Annie has kindly agreed to review some welsh language productions that have played locally in North Wales.
Y Tŵr - The Tower
by William Gwenlyn Parry
Invertigo Theatre Company
4th
February 2015, 7.30pm, Galeri Caernarfon
A Welsh-language
production with English subtitling.
Photo
credit: Invertigo
Theatre Company
(Accessed from
www.arcolatheatre.com)
A stage populated
by a variety of white boxes, a portal high up in a wall. A young woman emerges
from inside a box and is followed by a young man, sharing and discovering a
space which might represent their lives, emotions, even life itself, a space
dominated by boxes which at times form a ladder, a tower, a path to the next
space, only attained by ascending the tower and journeying through the portal
high above.
The Man and Woman
spend 80 minutes on stage, locked into various spaces and using the Tower to
move to each new episode and phase of existence, a Tower which can only be
ascended and not descended.
Their relationship
with each other is explored, and their relationship with the Tower,and the space
and time it dominates and its power to draw them inexorably upwards, whether
they want to move or not, representing in itself the journey of their shared
lives and experiences, at times a source of excitement and discovery, at other
times an object of fear and regret. Each time they ascend the Tower, they enter
a higher, though not necessarily better,space in their life-journey, always
travelling together until the last time,where, old age attained, the man moves
through the portal alone, his final journey.
The couple move
through the journey of life and love, moving via the Tower through their
teenage years with all the attached angst, love, jealousy, fear and excitement,
all the while both scared and excited to exist within the first room, and then
becoming comfortable in the space and fearful yet excited to ascend the tower
of adulthood and sexual experience.
In adulthood,
middle age; workplace ambition and envy,marital infidelity couple with a heady
mix of spite, contempt, love and loathing, entwined inextricably with an
emotional co- dependency which leads them continually upwards towards old age,
where a grumbling contentment reigns, shared companionship and memories
sustaining the relationship and love, as they continue to travel towards death,
the next part of their journey.
Three times during
the show, a train is heard rushing past, perhaps symbolising the passage of
time and events which exist outside their own space, outside the private space
in which the Man and Woman exist: enclosed within the Tower of their own
experiences, they hear the train passing and perceive it differently, with a
different emotional response,on each occasion.
Y Tŵr is a study of the
emotions of the couple, their perceptions, both shared and individual, their
memories both true and false,their fantasies,feelings and misconceptions,
Invertigo Company
presents this play written by playwright and screenwriter William Gwenlyn
Parry, by many often considered the Welsh Harold Pinter, living and working in
a similar time frame.

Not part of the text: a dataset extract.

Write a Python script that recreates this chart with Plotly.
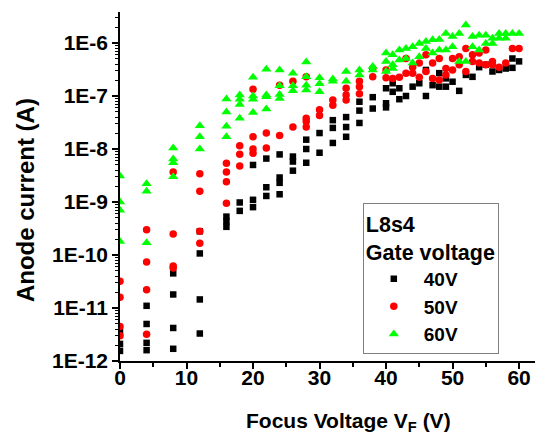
import plotly.graph_objects as go

# ---- data: Focus voltage (V) and anode current (A) ----
x_40 = [0, 0, 0,
        4, 4, 4, 4,
        8, 8, 8, 8,
        12, 12, 12, 12,
        16, 16, 16,
        18, 18,
        20, 20, 20,
        22, 22, 22,
        24, 24, 24, 24,
        26, 26, 26,
        28, 28, 28,
        30, 30,
        32, 32, 32,
        34, 34, 34,
        36, 36, 36,
        38, 38,
        40, 40, 40,
        41, 41, 42, 42, 43, 44, 45, 46, 46, 47, 48, 48, 49, 49,
        50, 51, 52, 53, 54, 55, 56, 57, 58, 59, 59, 60]
y_40 = [3.5e-12, 2.1e-12, 1.55e-12,
        1.1e-11, 5e-12, 2.2e-12, 1.6e-12,
        4.5e-11, 1.8e-11, 4.2e-12, 1.7e-12,
        2.8e-10, 1.07e-10, 1.45e-11, 3.3e-12,
        5.3e-10, 4.3e-10, 3.4e-10,
        9.8e-10, 6.8e-10,
        5.0e-9, 1.1e-9, 8.0e-10,
        6.6e-9, 1.9e-9, 1.3e-9,
        7.9e-9, 2.9e-9, 2.3e-9, 1.4e-9,
        7.2e-9, 5.8e-9, 3.9e-9,
        1.5e-8, 1.0e-8, 5.5e-9,
        2.0e-8, 8.5e-9,
        3.5e-8, 2.5e-8, 1.3e-8,
        4.0e-8, 2.6e-8, 1.7e-8,
        7.8e-8, 5.3e-8, 3.1e-8,
        9.5e-8, 5.8e-8,
        1.4e-7, 7.3e-8, 6.1e-8,
        1.74e-7, 1.2e-7, 1.4e-7, 8.7e-8, 1.0e-7, 1.5e-7, 1.74e-7, 3.1e-7, 1.0e-7,
        1.6e-7, 2.7e-7, 1.5e-7, 2.15e-7, 1.5e-7,
        1.86e-7, 1.25e-7, 2.5e-7, 2.3e-7, 3.5e-7, 3.9e-7, 2.9e-7, 3.1e-7, 3.3e-7,
        5.1e-7, 3.4e-7, 4.5e-7]

x_50 = [0, 0, 0, 0,
        4, 4, 4, 4,
        8, 8, 8, 8,
        12, 12, 12, 12,
        16, 16, 16, 16,
        18, 18, 18,
        20, 20, 20, 20,
        22, 22,
        24, 24,
        26, 26,
        28, 28, 28, 28,
        30, 30,
        32, 32,
        34, 34, 34,
        36, 36, 36,
        38, 38,
        40, 40,
        41, 42, 43, 43, 44, 44, 45, 45, 46, 46, 47, 47, 48, 48, 49, 49,
        50, 50, 51, 51, 52, 52, 53, 53, 54, 54, 55, 55, 56, 56, 57, 58, 59, 60]
y_50 = [3.2e-11, 1.6e-11, 4.5e-12, 3.0e-12,
        3.0e-10, 7.4e-11, 2.2e-11, 3.2e-12,
        3.7e-9, 2.5e-10, 6.2e-11, 5.7e-11,
        3.4e-9, 1.6e-9, 2.8e-10, 1.66e-10,
        5.4e-9, 3.7e-9, 2.4e-9, 9.5e-10,
        1.15e-8, 8.0e-9, 4.8e-9,
        1.34e-7, 1.7e-8, 1.0e-8, 8.3e-9,
        2.0e-8, 1.05e-8,
        1.6e-7, 1.8e-8,
        1.9e-7, 2.6e-8,
        2.3e-7, 3.8e-8, 3.3e-8, 2.6e-8,
        5.5e-8, 4.3e-8,
        8.4e-8, 6.7e-8,
        1.4e-7, 1.05e-7, 8.4e-8,
        1.9e-7, 1.5e-7, 1.1e-7,
        3.3e-7, 2.3e-7,
        3.1e-7, 2.2e-7,
        2.15e-7, 2.25e-7, 5.1e-7, 2.7e-7, 3.5e-7, 2.7e-7, 4.2e-7, 2.25e-7,
        6.0e-7, 2.9e-7, 4.2e-7, 2.15e-7, 5.1e-7, 2.0e-7, 3.3e-7, 2.5e-7,
        5.1e-7, 3.1e-7, 5.5e-7, 3.9e-7, 7.9e-7, 2.9e-7, 6.0e-7, 4.5e-7,
        6.5e-7, 4.2e-7, 7.4e-7, 3.9e-7, 4.5e-7, 3.9e-7, 3.5e-7, 4.2e-7, 7.9e-7, 7.9e-7]

x_60 = [0, 0, 0, 0,
        4, 4, 4,
        8, 8, 8, 8,
        12, 12, 12,
        16, 16, 16, 16,
        18, 18, 18, 18,
        20, 20, 20, 20,
        22, 22, 22, 22,
        24, 24, 24, 24,
        26, 26, 26,
        28, 28, 28, 28,
        30, 30, 30,
        32, 32,
        34, 34,
        36, 36,
        38, 38,
        40, 40, 40,
        41, 41, 41, 42, 42, 43, 43, 44, 44, 45, 45, 46, 46, 47, 47, 48, 48, 49, 49,
        50, 50, 51, 51, 52, 52, 53, 53, 54, 54, 55, 55, 56, 56, 57, 57, 58, 58, 59, 60]
y_60 = [3.1e-9, 1.0e-9, 7.0e-10, 1.8e-10,
        2.2e-9, 1.6e-9, 1.7e-10,
        1.05e-8, 6.5e-9, 5.5e-9, 3.0e-9,
        2.75e-8, 1.7e-8, 1.0e-8,
        8.8e-8, 5.0e-8, 2.7e-8, 1.7e-8,
        1.05e-7, 8.7e-8, 6.9e-8, 3.8e-8,
        2.26e-7, 1.0e-7, 8.7e-8, 4.9e-8,
        3.2e-7, 1.05e-7, 9.7e-8, 5.7e-8,
        3.1e-7, 1.56e-7, 1.07e-7, 9.0e-8,
        2.7e-7, 1.56e-7, 1.25e-7,
        4.4e-7, 2.3e-7, 1.6e-7, 1.3e-7,
        2.2e-7, 1.7e-7, 1.2e-7,
        2.1e-7, 1.9e-7,
        2.9e-7, 1.9e-7,
        3.1e-7, 2.5e-7,
        3.6e-7, 3.1e-7,
        6.5e-7, 4.5e-7, 2.9e-7,
        6.0e-7, 3.9e-7, 3.3e-7, 7.4e-7, 4.8e-7, 7.9e-7, 5.1e-7, 8.5e-7, 4.2e-7,
        9.8e-7, 5.5e-7, 1.07e-6, 7.9e-7, 1.15e-6, 6.5e-7, 1.17e-6, 7.4e-7, 1.51e-6, 7.4e-7,
        1.32e-6, 8.5e-7, 1.51e-6, 4.5e-7, 2.19e-6, 4.5e-7, 1.32e-6, 8.5e-7, 1.4e-6, 7.4e-7,
        1.4e-6, 9.8e-7, 1.23e-6, 9.8e-7, 1.51e-6, 1.23e-6, 1.51e-6, 1.23e-6, 1.51e-6, 1.51e-6]

series_names = ["40V", "50V", "60V"]
x_ticks = [0, 10, 20, 30, 40, 50, 60]
y_tickvals = [1e-12, 1e-11, 1e-10, 1e-9, 1e-8, 1e-7, 1e-6]
y_ticktext = ["1E-12", "1E-11", "1E-10", "1E-9", "1E-8", "1E-7", "1E-6"]
x_title = "Focus Voltage V<sub>F</sub> (V)"
y_title = "Anode current (A)"

FONT = "Liberation Sans, Arial, sans-serif"

fig = go.Figure()
fig.add_trace(go.Scatter(x=x_40, y=y_40, mode="markers", name=f"<b>{series_names[0]}</b>",
                         marker=dict(symbol="square", size=6.5, color="#000000")))
fig.add_trace(go.Scatter(x=x_50, y=y_50, mode="markers", name=f"<b>{series_names[1]}</b>",
                         marker=dict(symbol="circle", size=7.5, color="#ff0000")))
fig.add_trace(go.Scatter(x=x_60, y=y_60, mode="markers", name=f"<b>{series_names[2]}</b>",
                         marker=dict(symbol="triangle-up", size=9, color="#00ff00")))

minor_vals = [k * 10.0 ** e for e in range(-12, -5) for k in range(2, 10)]

# the page body adds an 8px offset, so the figure is 8px smaller and margins shifted
fig.update_layout(
    width=535, height=427,
    margin=dict(l=112, r=0, t=4, b=74),
    paper_bgcolor="white", plot_bgcolor="white",
    font=dict(family=FONT, size=21, color="black"),
    legend=dict(
        title=dict(text="<b>L8s4</b><br><b>Gate voltage</b>", font=dict(size=21.5)),
        x=0.574, y=0.453, xanchor="left", yanchor="top",
        bordercolor="#808080", borderwidth=1, bgcolor="white",
        font=dict(size=19, family=FONT),
        itemsizing="trace", itemwidth=50,
    ),
    xaxis=dict(
        range=[0, 63.6], showgrid=False, zeroline=False, automargin=False,
        showline=True, linecolor="black", linewidth=1.5,
        ticks="outside", ticklen=6, tickwidth=1.5, tickcolor="black",
        tickvals=x_ticks, ticktext=[f"<b>{v}</b>" for v in x_ticks],
        ticklabelstandoff=-9,
        minor=dict(ticks="outside", ticklen=4, tickwidth=1.5, tickcolor="black", dtick=5, tick0=0, showgrid=False),
    ),
    yaxis=dict(
        type="log", range=[-12, -5.415], showgrid=False, zeroline=False, automargin=False,
        showline=True, linecolor="black", linewidth=1.5,
        ticks="outside", ticklen=6, tickwidth=1.5, tickcolor="black",
        tickvals=y_tickvals, ticktext=[f"<b>{t}</b>" for t in y_ticktext],
        minor=dict(ticks="outside", ticklen=3, tickwidth=1, tickcolor="black",
                   tickvals=minor_vals, showgrid=False),
    ),
    annotations=[
        dict(text=f"<b>{x_title}</b>", xref="paper", yref="paper", x=0.541, y=-0.176,
             xanchor="center", yanchor="middle", showarrow=False, font=dict(size=21)),
        dict(text=f"<b>{y_title}</b>", xref="paper", yref="paper", x=-0.2246, y=0.461,
             xanchor="center", yanchor="middle", showarrow=False, textangle=-90,
             font=dict(size=24)),
    ],
)

fig.write_html("out.html")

The production is simply presented: the set is a series of
boxes used as props,containers and the constituent parts of the complex entity
of the Tower,sometimes spread across the
stage,sometimes piled together to create a staircase toward each next life
experience, a sparse white set which seems to highlight that material
possessions are ephemeral to the journey. Costuming is also simple, costume
changes often taking place onstage as part of the journey.
Catherine Ayers and
Steffan Donnelly portrayed the roles of Woman and Man very powerfully,
convincingly encompassing a very wide range of emotions and stages in life,
often using physical expression and movement in place of dialogue.
This play was
incredibly thought provoking, sometimes causing laughter, and sometimes a
thoughtful silence,sometimes provoking shock, as the audience followed an
emotional journey of its own, evoked by the experience of the characters, and
ultimately reflecting part of each individual's journey up their own Tower and
through their own portals to new phases in
life.
This is a story
that everyone in the audience can relate with on some level, and for those non- Welsh speakers in
the auditorium, the presence of subtitles guarantees that all can understand
the themes and emotions presented in this play.